EXCERPTED DATA:

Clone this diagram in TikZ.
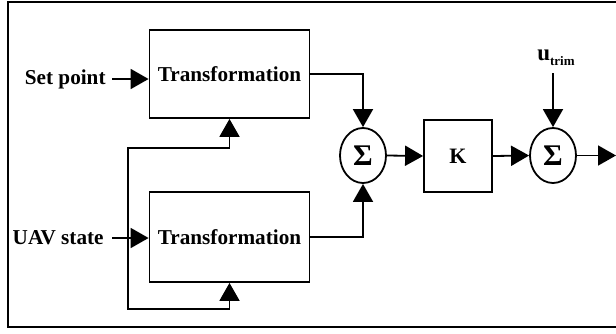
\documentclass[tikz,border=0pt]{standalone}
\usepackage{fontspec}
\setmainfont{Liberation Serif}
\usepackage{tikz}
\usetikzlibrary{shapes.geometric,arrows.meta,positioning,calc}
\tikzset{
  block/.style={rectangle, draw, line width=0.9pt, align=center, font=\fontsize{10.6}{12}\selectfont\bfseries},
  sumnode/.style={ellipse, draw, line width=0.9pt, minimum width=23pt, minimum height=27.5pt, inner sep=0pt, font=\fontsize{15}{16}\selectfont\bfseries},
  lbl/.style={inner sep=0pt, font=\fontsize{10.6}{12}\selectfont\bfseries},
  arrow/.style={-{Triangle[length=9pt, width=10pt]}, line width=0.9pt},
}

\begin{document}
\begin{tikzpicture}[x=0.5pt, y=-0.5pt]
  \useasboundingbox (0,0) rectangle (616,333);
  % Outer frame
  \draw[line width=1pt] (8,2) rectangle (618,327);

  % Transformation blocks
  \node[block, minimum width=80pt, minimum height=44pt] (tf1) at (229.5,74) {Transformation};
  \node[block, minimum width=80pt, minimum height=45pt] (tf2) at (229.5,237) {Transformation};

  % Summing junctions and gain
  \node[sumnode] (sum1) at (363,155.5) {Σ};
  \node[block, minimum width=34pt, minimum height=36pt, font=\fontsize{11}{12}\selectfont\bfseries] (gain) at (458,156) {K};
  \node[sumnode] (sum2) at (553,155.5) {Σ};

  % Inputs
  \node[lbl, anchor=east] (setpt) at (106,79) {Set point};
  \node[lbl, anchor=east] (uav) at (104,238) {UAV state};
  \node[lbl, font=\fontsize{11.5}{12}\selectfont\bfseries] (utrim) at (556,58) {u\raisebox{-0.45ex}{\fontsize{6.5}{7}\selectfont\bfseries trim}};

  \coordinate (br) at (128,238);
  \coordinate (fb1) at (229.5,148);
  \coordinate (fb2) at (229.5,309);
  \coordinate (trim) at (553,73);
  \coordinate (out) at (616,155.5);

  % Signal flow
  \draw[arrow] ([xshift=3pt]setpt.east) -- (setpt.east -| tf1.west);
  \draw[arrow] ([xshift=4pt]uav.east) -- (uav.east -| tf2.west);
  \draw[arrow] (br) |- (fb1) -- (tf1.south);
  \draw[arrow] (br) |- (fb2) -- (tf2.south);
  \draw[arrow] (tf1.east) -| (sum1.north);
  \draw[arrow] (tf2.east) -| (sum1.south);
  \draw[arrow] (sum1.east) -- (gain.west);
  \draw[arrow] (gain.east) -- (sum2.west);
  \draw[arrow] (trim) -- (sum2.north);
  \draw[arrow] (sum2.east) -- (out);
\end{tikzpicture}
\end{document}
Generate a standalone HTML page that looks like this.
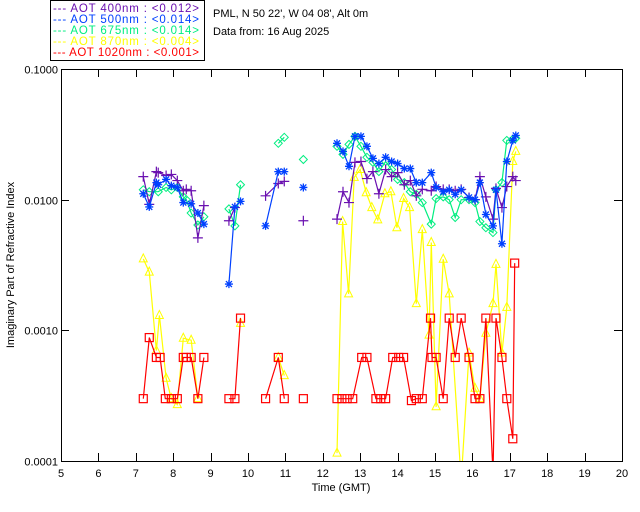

GIVEN REQUEST: Quote the data exactly, leaving every image out of the copy.

RESULT OF THE TASK:
Clone this diagram in TikZ.
\documentclass[tikz,border=0pt]{standalone}
\usepackage{fontspec}
\setmainfont{Liberation Serif}
\usepackage{tikz}
\usetikzlibrary{shapes.geometric,arrows.meta,positioning,calc}
\tikzset{
  block/.style={rectangle, draw, line width=0.9pt, align=center, font=\fontsize{10.6}{12}\selectfont\bfseries},
  sumnode/.style={ellipse, draw, line width=0.9pt, minimum width=23pt, minimum height=27.5pt, inner sep=0pt, font=\fontsize{15}{16}\selectfont\bfseries},
  lbl/.style={inner sep=0pt, font=\fontsize{10.6}{12}\selectfont\bfseries},
  arrow/.style={-{Triangle[length=9pt, width=10pt]}, line width=0.9pt},
}

\begin{document}
\begin{tikzpicture}[x=0.5pt, y=-0.5pt]
  \useasboundingbox (0,0) rectangle (616,333);
  % Outer frame
  \draw[line width=1pt] (8,2) rectangle (618,327);

  % Transformation blocks
  \node[block, minimum width=80pt, minimum height=44pt] (tf1) at (229.5,74) {Transformation};
  \node[block, minimum width=80pt, minimum height=45pt] (tf2) at (229.5,237) {Transformation};

  % Summing junctions and gain
  \node[sumnode] (sum1) at (363,155.5) {Σ};
  \node[block, minimum width=34pt, minimum height=36pt, font=\fontsize{11}{12}\selectfont\bfseries] (gain) at (458,156) {K};
  \node[sumnode] (sum2) at (553,155.5) {Σ};

  % Inputs
  \node[lbl, anchor=east] (setpt) at (106,79) {Set point};
  \node[lbl, anchor=east] (uav) at (104,238) {UAV state};
  \node[lbl, font=\fontsize{11.5}{12}\selectfont\bfseries] (utrim) at (556,58) {u\raisebox{-0.45ex}{\fontsize{6.5}{7}\selectfont\bfseries trim}};

  \coordinate (br) at (128,238);
  \coordinate (fb1) at (229.5,148);
  \coordinate (fb2) at (229.5,309);
  \coordinate (trim) at (553,73);
  \coordinate (out) at (616,155.5);

  % Signal flow
  \draw[arrow] ([xshift=3pt]setpt.east) -- (setpt.east -| tf1.west);
  \draw[arrow] ([xshift=4pt]uav.east) -- (uav.east -| tf2.west);
  \draw[arrow] (br) |- (fb1) -- (tf1.south);
  \draw[arrow] (br) |- (fb2) -- (tf2.south);
  \draw[arrow] (tf1.east) -| (sum1.north);
  \draw[arrow] (tf2.east) -| (sum1.south);
  \draw[arrow] (sum1.east) -- (gain.west);
  \draw[arrow] (gain.east) -- (sum2.west);
  \draw[arrow] (trim) -- (sum2.north);
  \draw[arrow] (sum2.east) -- (out);
\end{tikzpicture}
\end{document}
Generate a standalone HTML page that looks like this.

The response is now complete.